- **Work required**
Please copy out exactly, and only, the lines between the line with "Write the matplotlib code for this chart." and the line with "from matplotlib.lines import Line2D", both included. Pictures are to be omitted.

::: Record extracts

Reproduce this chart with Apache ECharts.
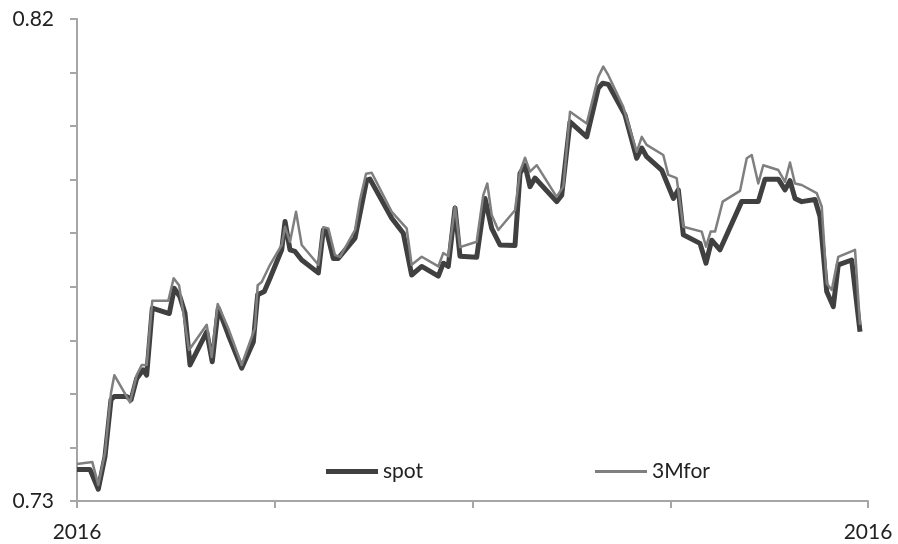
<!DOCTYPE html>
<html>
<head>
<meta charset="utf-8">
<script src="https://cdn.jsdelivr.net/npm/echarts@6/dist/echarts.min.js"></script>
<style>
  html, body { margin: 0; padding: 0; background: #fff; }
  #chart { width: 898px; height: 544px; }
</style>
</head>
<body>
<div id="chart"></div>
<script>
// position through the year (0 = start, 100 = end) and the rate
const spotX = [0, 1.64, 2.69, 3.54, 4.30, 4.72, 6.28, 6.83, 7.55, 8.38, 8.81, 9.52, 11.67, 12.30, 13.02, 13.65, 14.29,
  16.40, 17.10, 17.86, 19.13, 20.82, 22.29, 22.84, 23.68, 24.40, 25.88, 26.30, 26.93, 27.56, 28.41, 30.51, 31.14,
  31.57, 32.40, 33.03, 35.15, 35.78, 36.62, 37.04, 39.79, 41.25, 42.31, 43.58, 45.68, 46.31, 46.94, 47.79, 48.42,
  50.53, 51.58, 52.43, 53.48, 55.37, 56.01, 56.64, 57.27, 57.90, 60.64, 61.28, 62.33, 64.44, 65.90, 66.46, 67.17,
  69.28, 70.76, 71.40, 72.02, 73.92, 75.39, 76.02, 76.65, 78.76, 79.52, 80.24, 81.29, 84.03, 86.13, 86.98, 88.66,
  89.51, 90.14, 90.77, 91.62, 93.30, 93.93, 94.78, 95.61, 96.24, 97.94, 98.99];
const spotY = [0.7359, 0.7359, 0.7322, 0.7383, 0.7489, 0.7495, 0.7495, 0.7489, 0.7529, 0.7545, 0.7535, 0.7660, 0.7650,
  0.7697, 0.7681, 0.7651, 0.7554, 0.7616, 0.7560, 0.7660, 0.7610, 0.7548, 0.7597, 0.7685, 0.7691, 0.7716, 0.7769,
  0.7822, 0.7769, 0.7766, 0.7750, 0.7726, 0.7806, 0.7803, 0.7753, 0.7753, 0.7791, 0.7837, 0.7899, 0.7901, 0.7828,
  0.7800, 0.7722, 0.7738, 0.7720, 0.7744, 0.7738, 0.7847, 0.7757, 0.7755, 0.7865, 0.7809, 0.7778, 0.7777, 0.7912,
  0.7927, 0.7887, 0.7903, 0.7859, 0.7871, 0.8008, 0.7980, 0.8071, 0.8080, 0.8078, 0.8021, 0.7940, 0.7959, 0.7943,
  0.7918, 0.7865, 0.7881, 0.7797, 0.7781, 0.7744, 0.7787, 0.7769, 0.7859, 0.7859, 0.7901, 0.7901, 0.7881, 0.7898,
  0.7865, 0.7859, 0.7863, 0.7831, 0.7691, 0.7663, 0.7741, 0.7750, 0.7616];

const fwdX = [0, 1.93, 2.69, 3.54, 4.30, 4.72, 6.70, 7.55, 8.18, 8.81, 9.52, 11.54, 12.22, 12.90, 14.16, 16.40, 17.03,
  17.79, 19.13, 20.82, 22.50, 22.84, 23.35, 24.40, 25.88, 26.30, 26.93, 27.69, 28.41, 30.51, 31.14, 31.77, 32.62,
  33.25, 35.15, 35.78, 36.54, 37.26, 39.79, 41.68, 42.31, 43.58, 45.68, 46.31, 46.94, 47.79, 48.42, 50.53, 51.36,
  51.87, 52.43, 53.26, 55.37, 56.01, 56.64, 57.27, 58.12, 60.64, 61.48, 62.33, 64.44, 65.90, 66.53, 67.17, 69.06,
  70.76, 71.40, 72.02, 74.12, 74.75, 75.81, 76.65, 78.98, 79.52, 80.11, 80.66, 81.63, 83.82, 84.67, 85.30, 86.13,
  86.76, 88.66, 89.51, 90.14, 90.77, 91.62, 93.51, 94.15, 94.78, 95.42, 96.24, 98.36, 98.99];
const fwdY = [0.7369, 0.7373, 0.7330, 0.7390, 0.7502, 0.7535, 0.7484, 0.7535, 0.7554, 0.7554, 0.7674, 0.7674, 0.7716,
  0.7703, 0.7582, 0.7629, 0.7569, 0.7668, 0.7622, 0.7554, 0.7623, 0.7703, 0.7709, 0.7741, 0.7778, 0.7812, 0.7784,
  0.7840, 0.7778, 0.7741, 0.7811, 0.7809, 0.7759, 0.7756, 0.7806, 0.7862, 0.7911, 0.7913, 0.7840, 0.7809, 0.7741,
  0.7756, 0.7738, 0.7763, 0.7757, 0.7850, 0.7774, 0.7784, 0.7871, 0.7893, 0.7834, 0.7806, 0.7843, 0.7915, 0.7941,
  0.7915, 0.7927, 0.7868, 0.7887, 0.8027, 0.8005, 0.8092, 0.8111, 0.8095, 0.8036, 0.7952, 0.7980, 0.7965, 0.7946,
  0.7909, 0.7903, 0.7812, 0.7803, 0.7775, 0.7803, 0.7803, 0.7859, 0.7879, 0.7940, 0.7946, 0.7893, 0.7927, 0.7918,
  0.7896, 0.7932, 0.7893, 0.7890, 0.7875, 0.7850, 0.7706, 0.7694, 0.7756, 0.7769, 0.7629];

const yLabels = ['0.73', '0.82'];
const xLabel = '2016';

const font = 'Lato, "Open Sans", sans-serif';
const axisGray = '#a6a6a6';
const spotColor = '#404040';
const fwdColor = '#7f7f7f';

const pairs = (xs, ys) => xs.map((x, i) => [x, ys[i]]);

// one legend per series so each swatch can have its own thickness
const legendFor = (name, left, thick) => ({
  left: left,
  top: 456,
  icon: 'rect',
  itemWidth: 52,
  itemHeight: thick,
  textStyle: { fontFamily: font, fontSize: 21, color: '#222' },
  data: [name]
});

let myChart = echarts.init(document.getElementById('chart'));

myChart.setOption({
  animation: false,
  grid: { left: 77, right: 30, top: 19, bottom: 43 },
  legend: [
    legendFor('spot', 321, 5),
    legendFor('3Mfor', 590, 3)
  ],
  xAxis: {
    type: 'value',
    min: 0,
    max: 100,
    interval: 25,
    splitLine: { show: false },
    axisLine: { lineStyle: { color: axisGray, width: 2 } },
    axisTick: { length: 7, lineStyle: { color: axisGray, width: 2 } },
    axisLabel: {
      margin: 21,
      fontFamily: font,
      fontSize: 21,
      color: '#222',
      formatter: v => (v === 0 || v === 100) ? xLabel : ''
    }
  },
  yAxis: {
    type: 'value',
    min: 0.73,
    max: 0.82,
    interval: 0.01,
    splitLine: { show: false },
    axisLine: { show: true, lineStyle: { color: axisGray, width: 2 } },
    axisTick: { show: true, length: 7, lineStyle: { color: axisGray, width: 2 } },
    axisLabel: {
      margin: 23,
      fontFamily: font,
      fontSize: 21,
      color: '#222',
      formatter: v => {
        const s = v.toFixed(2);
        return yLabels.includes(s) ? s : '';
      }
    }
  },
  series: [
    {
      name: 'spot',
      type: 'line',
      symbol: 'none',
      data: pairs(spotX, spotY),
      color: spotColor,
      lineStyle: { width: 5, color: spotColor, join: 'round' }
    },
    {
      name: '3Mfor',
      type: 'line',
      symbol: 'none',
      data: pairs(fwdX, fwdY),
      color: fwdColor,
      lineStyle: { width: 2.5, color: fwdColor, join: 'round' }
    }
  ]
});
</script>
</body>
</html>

::::::
::: Record extracts

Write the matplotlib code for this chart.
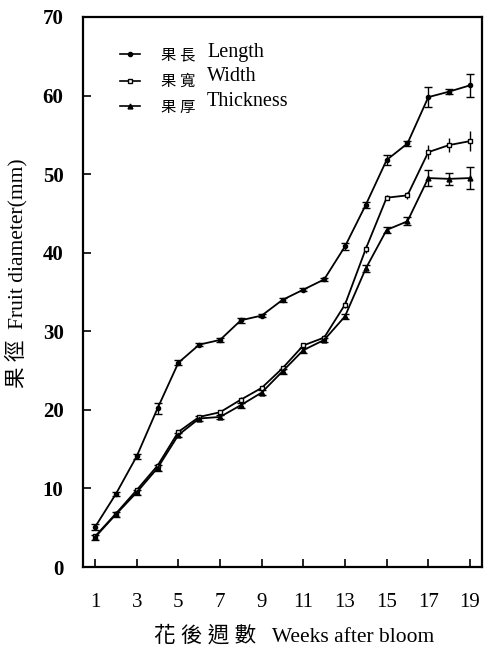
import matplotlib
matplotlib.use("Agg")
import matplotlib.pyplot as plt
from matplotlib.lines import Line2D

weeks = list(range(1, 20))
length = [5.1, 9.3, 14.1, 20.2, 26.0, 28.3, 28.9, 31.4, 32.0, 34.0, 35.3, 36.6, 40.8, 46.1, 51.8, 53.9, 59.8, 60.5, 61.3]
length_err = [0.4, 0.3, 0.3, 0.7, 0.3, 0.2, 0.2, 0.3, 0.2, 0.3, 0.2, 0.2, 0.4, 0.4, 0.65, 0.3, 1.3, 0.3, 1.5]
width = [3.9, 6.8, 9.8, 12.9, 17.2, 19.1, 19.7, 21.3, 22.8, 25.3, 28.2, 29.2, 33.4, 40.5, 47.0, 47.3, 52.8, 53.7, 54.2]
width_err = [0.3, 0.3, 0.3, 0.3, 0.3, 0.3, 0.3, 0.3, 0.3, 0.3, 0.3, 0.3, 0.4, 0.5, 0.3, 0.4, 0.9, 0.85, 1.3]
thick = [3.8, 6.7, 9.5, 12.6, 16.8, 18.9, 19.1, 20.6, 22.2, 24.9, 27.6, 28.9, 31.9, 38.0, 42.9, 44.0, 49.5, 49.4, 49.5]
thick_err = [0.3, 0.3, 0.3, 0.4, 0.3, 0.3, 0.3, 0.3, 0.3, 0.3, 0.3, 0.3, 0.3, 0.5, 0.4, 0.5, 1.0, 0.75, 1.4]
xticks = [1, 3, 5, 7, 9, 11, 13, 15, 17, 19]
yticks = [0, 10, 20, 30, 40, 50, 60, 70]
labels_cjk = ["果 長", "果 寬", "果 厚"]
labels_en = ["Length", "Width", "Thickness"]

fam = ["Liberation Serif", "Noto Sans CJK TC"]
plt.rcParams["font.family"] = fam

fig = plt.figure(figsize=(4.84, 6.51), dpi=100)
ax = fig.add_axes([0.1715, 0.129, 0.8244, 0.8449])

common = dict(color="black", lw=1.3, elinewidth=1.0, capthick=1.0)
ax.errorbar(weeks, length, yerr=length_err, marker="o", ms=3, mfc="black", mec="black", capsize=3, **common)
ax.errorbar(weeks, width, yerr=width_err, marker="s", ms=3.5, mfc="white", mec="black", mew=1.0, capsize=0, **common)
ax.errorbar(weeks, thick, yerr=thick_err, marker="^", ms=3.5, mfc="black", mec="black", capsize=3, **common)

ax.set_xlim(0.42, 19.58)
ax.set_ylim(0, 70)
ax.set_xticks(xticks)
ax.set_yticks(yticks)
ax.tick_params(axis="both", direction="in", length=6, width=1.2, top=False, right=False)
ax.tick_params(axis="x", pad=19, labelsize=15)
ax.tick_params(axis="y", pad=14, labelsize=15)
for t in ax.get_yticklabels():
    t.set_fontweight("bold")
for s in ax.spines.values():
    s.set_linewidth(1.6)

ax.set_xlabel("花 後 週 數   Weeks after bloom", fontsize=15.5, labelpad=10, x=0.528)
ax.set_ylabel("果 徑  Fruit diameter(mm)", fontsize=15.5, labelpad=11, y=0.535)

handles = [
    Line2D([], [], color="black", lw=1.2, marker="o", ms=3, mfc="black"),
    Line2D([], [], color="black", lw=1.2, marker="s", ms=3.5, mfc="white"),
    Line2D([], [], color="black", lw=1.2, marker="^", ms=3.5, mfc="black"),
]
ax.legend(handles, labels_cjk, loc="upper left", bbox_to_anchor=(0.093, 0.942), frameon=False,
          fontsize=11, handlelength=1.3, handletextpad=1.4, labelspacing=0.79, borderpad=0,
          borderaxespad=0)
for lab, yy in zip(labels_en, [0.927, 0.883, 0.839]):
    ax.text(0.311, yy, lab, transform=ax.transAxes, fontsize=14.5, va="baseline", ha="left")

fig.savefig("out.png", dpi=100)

::::::

- **Answer**
Write the matplotlib code for this chart.
import matplotlib
matplotlib.use("Agg")
import matplotlib.pyplot as plt
from matplotlib.lines import Line2D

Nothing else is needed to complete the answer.